====== INPUT MATERIAL ======

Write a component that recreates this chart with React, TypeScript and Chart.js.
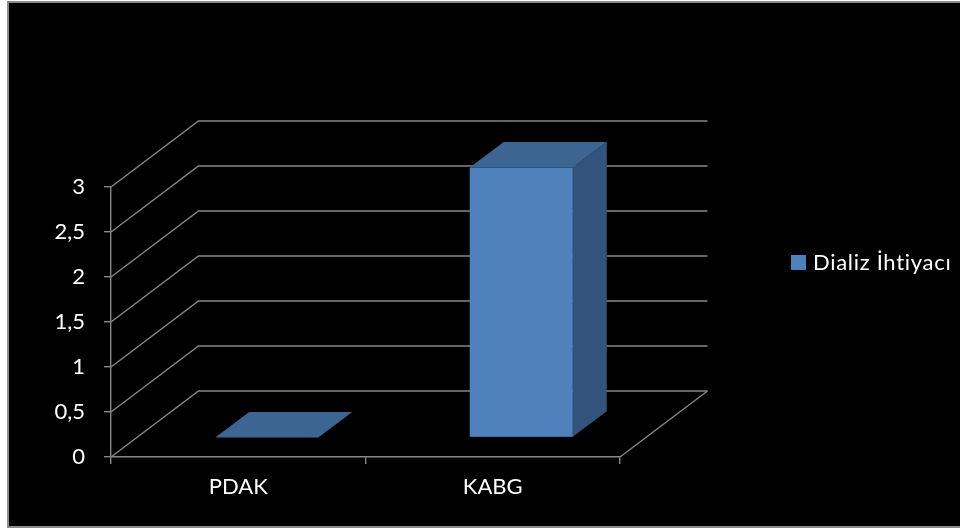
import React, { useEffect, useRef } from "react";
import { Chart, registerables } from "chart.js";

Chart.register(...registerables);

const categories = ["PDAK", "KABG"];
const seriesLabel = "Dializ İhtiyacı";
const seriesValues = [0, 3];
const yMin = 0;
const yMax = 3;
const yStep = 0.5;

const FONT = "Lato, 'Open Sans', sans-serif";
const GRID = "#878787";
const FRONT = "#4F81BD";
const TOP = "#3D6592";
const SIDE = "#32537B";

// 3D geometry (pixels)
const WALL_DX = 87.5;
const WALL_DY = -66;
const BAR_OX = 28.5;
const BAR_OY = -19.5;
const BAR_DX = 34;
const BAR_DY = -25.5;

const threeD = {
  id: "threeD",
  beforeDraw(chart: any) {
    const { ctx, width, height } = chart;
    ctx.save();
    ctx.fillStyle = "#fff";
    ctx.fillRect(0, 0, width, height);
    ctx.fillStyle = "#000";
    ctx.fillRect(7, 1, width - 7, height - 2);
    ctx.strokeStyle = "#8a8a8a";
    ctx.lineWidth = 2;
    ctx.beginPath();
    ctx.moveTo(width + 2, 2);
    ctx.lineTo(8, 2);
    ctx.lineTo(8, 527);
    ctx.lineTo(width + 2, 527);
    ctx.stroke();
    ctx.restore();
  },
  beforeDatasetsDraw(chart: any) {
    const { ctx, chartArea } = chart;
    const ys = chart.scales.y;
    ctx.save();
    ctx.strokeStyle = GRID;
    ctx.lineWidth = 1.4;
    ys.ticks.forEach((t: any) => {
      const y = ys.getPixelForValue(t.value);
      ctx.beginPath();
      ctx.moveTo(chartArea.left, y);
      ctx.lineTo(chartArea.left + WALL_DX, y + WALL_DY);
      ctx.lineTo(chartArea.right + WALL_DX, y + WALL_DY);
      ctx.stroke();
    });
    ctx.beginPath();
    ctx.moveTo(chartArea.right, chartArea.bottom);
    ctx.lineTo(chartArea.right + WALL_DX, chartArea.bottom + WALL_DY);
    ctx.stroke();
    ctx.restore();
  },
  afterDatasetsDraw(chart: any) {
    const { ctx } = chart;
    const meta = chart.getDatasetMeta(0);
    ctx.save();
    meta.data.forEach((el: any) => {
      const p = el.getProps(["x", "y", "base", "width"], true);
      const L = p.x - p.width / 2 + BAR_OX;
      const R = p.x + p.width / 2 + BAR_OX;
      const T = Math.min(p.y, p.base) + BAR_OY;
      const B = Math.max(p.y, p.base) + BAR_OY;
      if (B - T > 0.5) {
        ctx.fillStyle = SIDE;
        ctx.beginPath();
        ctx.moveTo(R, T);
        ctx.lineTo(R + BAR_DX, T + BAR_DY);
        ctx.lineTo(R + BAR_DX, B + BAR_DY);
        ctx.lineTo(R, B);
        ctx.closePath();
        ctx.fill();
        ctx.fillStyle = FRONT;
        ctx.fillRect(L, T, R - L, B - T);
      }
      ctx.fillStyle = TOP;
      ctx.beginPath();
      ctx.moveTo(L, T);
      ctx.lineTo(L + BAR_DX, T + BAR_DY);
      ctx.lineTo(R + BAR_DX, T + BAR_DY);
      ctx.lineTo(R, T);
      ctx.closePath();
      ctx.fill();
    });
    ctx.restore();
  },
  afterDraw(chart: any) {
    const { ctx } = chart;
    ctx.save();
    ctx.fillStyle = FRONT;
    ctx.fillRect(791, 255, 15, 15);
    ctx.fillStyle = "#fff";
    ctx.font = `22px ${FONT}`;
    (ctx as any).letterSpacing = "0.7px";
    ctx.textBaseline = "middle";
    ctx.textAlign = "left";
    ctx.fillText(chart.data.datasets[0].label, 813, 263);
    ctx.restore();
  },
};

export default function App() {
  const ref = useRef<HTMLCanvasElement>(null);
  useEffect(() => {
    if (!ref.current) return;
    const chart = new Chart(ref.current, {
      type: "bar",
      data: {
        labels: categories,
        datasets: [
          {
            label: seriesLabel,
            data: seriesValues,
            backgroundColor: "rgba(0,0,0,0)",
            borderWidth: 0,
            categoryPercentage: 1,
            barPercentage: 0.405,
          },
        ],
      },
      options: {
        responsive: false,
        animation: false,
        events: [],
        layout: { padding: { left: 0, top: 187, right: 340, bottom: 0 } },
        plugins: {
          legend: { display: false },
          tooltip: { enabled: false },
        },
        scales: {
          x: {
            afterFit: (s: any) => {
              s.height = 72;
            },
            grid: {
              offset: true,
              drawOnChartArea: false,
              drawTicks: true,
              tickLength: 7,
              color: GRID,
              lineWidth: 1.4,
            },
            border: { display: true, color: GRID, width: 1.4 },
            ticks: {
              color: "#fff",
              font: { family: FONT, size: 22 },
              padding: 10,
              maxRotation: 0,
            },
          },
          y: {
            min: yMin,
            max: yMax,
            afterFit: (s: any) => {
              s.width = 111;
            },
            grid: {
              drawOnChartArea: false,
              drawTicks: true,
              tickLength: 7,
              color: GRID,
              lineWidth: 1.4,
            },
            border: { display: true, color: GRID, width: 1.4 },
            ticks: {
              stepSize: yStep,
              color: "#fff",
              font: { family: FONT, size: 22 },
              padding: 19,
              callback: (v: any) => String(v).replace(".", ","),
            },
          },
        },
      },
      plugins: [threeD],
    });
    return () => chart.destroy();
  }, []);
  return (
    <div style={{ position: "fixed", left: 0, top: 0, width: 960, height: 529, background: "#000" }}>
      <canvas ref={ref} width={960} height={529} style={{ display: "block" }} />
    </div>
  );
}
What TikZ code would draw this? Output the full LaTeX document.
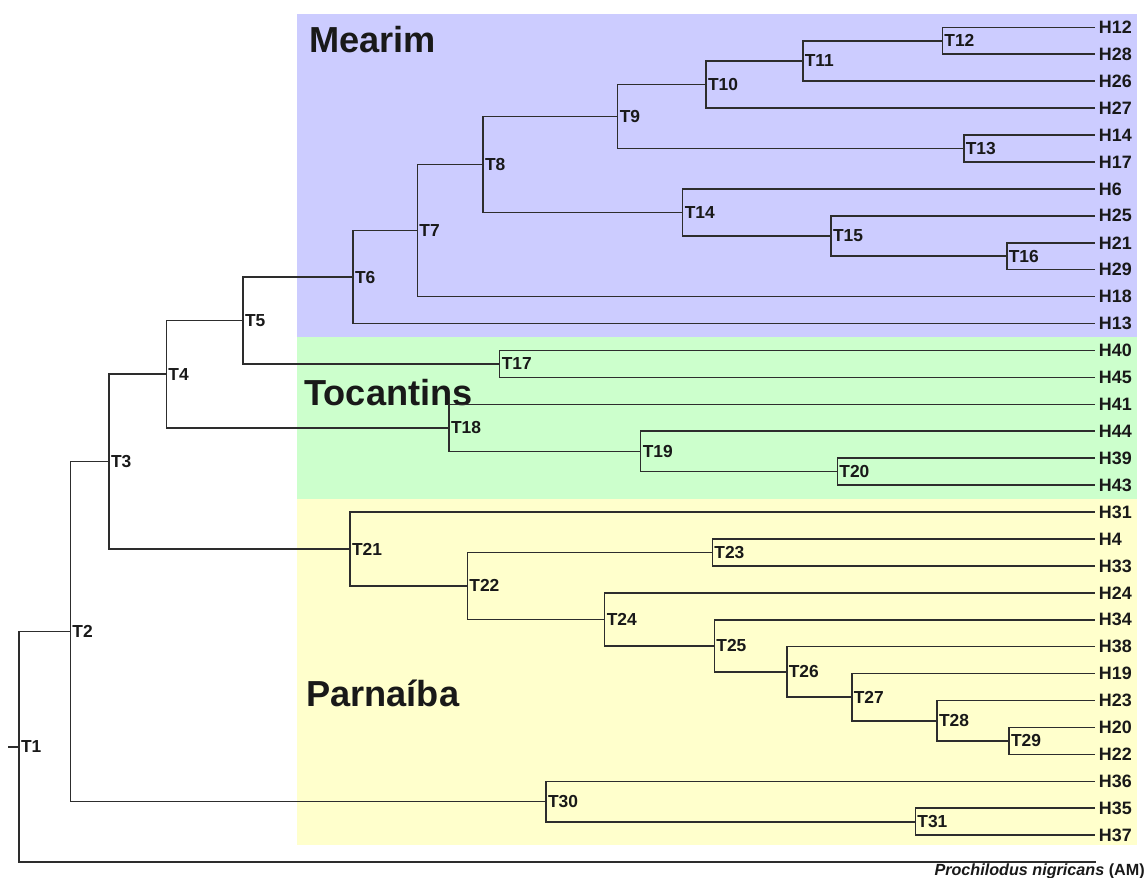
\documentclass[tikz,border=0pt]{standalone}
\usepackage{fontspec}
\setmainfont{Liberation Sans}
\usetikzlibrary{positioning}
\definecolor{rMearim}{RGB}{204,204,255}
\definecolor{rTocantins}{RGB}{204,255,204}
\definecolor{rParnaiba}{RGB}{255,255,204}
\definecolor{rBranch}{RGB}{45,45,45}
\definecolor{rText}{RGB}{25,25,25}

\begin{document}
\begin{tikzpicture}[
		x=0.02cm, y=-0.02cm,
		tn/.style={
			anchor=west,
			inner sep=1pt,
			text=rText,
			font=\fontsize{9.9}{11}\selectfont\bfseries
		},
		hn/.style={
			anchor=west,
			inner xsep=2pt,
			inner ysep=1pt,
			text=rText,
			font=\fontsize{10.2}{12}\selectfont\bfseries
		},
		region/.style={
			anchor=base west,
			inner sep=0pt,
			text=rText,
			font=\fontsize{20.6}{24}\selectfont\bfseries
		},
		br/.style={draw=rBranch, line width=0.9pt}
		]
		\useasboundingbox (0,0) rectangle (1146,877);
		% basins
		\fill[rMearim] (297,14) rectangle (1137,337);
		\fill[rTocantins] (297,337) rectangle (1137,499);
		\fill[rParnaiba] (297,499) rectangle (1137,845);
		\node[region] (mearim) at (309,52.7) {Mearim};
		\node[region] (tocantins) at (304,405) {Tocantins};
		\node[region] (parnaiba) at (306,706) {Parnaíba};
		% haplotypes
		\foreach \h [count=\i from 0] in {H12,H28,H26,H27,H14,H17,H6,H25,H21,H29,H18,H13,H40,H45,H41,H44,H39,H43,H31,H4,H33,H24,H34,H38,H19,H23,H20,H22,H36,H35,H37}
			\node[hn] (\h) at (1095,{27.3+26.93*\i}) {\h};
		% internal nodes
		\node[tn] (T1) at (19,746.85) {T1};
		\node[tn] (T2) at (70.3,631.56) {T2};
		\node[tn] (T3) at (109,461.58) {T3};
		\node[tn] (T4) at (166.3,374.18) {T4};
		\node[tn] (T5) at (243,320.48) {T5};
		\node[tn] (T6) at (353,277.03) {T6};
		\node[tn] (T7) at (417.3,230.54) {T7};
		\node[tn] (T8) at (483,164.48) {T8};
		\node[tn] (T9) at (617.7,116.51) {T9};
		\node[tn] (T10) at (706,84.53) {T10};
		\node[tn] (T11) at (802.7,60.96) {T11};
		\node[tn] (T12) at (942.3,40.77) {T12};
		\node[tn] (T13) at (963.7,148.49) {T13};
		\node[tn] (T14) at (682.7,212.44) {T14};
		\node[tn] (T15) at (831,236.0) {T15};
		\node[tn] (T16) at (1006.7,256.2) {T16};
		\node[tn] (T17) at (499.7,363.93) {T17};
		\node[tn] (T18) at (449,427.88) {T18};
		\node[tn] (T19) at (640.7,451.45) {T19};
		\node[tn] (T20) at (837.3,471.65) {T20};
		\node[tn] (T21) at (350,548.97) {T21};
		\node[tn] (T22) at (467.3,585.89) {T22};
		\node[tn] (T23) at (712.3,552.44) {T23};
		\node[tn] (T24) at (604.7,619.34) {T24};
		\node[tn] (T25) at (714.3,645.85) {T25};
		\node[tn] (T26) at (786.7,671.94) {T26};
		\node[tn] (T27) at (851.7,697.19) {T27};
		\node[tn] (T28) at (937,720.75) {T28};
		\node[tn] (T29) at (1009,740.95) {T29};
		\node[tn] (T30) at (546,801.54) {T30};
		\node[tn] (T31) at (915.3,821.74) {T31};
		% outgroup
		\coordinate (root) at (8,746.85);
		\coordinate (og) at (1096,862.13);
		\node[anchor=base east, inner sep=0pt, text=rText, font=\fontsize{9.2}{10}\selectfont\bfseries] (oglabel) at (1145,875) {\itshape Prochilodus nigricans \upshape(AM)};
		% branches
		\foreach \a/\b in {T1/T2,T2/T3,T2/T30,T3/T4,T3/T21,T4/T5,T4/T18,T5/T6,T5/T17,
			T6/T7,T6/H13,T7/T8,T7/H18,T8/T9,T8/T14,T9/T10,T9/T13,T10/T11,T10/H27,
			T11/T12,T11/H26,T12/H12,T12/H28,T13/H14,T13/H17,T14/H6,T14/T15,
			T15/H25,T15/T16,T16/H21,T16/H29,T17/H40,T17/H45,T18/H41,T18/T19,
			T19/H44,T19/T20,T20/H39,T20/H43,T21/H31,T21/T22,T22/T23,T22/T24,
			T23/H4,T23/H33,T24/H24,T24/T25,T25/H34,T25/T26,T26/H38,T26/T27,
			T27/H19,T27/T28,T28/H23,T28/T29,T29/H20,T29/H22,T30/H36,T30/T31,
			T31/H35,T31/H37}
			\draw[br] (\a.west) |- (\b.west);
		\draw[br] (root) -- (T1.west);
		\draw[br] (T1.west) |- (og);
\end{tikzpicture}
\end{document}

======

_YOUR INSTRUCTIONS_
Give again, exactly, the lines from the start of the data through the one holding "const BAR_DY = -25.5;"; omit the pictures.

_IN RESPONSE_
Write a component that recreates this chart with React, TypeScript and Chart.js.
import React, { useEffect, useRef } from "react";
import { Chart, registerables } from "chart.js";

Chart.register(...registerables);

const categories = ["PDAK", "KABG"];
const seriesLabel = "Dializ İhtiyacı";
const seriesValues = [0, 3];
const yMin = 0;
const yMax = 3;
const yStep = 0.5;

const FONT = "Lato, 'Open Sans', sans-serif";
const GRID = "#878787";
const FRONT = "#4F81BD";
const TOP = "#3D6592";
const SIDE = "#32537B";

// 3D geometry (pixels)
const WALL_DX = 87.5;
const WALL_DY = -66;
const BAR_OX = 28.5;
const BAR_OY = -19.5;
const BAR_DX = 34;
const BAR_DY = -25.5;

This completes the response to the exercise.